The longer we are on the island, the stronger my sense gets that there is something deeply wrong about the Temple, or at least different than I had remembered. I ask my father if the Temple is a cult, and he says it is; it was founded in the nineteenth century by a madman who thought this island was a thin place and recruited dozens of female apostles to come live here with him under his geodesic sky. He lived over a hundred years, and three days after he died his corpse returned to life but kept decaying; he issued pronouncements for decades, his rotting eyes burning with blue light. A few years ago, the apostles decided that, reanimated or not, he was no longer attuned to divine will, and one of their number took over his role as leader and tossed his corpse into the lake.

We wander around and read the plaques and signs and talk to people around us. The Temple, or the island it's on, has a habit of animating the dead or otherwise inanimate. The old leader was not the only person here to die and then return. There is an alleyway where, the apostles have it, if you leave a doll overnight, you will wake up to it stumbling around, alive, moaning sounds from its stitched-closed mouth.

We meet a woman who does not look like the other apostles. She is wearing a black hoodie and skinny jeans. She looks about my age. When we get to talking, she mentions that she too died here and was brought back to life. She had come to the Temple for a job, hired out of college as an editor for the sect's newsletter to the faithful in the outside world. When she had come there she had been a closeted trans woman, to outside appearances the first man to live full-time on the island since the leader's death. She had died under mysterious circumstances, and three days later had woken up in her current body, seemingly a cis woman.
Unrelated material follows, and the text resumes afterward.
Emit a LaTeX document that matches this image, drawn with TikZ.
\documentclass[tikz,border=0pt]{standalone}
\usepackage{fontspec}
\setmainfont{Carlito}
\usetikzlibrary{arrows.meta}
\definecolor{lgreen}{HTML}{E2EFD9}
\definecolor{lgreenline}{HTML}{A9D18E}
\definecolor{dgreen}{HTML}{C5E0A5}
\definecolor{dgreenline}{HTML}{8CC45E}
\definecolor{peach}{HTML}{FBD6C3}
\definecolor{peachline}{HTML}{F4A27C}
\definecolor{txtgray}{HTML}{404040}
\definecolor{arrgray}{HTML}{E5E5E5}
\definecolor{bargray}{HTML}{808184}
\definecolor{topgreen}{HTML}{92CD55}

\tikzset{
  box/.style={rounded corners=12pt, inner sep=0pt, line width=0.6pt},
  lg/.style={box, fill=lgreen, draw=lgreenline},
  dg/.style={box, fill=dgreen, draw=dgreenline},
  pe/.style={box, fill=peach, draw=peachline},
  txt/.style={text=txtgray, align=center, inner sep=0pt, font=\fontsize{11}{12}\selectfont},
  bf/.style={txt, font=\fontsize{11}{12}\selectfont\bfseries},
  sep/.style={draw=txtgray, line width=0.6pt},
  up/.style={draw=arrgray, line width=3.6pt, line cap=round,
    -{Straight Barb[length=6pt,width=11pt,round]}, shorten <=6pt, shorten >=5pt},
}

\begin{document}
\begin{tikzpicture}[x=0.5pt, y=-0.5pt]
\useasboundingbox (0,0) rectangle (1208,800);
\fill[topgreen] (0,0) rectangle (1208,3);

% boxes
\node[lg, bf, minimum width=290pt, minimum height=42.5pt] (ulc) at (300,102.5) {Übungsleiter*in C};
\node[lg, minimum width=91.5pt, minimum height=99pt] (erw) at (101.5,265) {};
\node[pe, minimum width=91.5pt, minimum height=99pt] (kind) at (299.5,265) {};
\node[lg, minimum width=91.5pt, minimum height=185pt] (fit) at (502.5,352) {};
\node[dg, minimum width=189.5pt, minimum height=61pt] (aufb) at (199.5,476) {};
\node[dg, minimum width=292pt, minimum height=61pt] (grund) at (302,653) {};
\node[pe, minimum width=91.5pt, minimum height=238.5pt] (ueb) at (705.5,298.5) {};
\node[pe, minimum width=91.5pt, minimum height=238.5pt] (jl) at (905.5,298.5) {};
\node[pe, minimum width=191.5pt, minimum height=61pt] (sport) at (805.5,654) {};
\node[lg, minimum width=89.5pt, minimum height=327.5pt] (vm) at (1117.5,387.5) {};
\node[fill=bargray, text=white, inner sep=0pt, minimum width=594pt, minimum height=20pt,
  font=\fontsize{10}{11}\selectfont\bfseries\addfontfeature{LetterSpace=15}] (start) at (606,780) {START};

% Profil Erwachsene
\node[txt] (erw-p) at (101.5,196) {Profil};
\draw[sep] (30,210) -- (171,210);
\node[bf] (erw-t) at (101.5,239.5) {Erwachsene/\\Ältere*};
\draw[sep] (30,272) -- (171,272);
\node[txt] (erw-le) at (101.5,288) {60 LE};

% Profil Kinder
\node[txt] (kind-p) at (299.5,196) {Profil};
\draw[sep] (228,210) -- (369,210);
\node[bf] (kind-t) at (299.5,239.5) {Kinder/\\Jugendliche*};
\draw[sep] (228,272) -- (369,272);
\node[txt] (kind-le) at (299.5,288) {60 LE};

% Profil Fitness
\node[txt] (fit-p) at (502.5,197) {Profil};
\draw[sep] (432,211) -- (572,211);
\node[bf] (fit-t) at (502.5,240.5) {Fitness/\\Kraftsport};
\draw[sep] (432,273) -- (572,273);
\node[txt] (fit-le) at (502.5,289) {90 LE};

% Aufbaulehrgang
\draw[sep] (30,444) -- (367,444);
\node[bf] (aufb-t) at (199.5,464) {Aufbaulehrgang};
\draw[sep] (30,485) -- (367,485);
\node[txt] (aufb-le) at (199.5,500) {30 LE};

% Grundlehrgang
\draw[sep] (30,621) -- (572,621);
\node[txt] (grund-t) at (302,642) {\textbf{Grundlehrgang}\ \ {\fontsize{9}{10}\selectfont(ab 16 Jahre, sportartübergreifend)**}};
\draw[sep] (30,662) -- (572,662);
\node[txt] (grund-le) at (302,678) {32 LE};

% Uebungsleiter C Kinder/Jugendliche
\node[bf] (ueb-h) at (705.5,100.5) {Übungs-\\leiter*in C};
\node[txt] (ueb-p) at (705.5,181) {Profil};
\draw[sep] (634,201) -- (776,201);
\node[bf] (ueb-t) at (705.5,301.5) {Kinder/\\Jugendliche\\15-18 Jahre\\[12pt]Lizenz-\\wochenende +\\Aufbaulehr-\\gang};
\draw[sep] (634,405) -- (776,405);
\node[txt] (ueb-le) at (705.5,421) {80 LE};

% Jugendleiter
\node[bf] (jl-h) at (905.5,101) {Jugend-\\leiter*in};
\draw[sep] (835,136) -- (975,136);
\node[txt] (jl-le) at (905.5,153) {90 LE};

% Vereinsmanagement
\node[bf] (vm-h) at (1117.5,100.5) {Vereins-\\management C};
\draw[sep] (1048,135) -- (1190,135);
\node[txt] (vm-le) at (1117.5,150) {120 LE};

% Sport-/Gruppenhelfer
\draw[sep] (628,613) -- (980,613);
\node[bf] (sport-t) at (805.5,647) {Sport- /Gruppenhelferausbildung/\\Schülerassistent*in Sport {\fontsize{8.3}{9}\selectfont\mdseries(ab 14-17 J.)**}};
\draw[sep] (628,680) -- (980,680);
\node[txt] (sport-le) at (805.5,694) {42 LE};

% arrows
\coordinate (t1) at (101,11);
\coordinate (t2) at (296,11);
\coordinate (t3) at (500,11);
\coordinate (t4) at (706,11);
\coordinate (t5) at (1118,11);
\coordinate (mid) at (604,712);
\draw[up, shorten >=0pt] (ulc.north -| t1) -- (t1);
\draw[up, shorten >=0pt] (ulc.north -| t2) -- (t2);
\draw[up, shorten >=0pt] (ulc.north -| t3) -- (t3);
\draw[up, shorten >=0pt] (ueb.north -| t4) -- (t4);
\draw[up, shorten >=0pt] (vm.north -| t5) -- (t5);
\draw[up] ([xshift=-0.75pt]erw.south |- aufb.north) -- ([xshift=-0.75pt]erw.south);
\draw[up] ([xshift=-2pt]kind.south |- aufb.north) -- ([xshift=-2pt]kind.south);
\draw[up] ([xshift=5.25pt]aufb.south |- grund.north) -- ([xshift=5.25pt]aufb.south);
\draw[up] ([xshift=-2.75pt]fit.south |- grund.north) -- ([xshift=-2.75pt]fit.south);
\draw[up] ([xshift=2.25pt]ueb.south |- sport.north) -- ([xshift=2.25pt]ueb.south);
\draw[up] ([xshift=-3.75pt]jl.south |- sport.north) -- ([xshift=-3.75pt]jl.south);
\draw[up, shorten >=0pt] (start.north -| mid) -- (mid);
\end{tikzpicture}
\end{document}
I find myself wondering whether it would be possible for me to die on the island.

January 9, 2021

I live in a new ivy-covered home in a leafy suburb. Sara and I are middle-aged and married, and we have a son. He's about eight years old, and is thrilled to have his own bedroom. The neighbors are kind and accepting of the lesbians next door. Everything is at peace.

One day, we leave our son at home while we go to a little housewarming party for a neighbor. He's not a tiny kid, so we figure he'll be okay being left home alone for an hour. When we get back, he is sitting entirely still on his bed, looking into the middle distance. Unprompted, he tells us that while we were gone, his "other mommy" came into his room. We ask who his "other mommy" is, and he says she looks like me, "but different." His "other mommy" told him to take the long, sharp metal pick she was holding (a quarter-inch wide, about five inches long, razor-sharp on both ends) and to "use it" when she gave "the signal." He will not tell us anything more.

We are terrified. He keeps saying he is seeing "other mommy" in his room occasionally. I confront the neighbors, adults and teenagers, to see if any of them are playing a cruel joke on our son. I call the police, but they find no evidence of someone besides us entering our home. We buy new deadbolts for the doors and a fancy security system. Nothing works. Weeks pass.

Finally, I decide to install a security camera in the ceiling of our son's bedroom. The night I install it, at about 2 a.m., the footage shows his closet door springing open suddenly. A noise, staticky and high-pitched, like feedback, comes out of it. Our son rises from bed and walks into the closet. The door shuts behind him.

In the morning, he is not in the closet. He is nowhere else in the house. He is gone.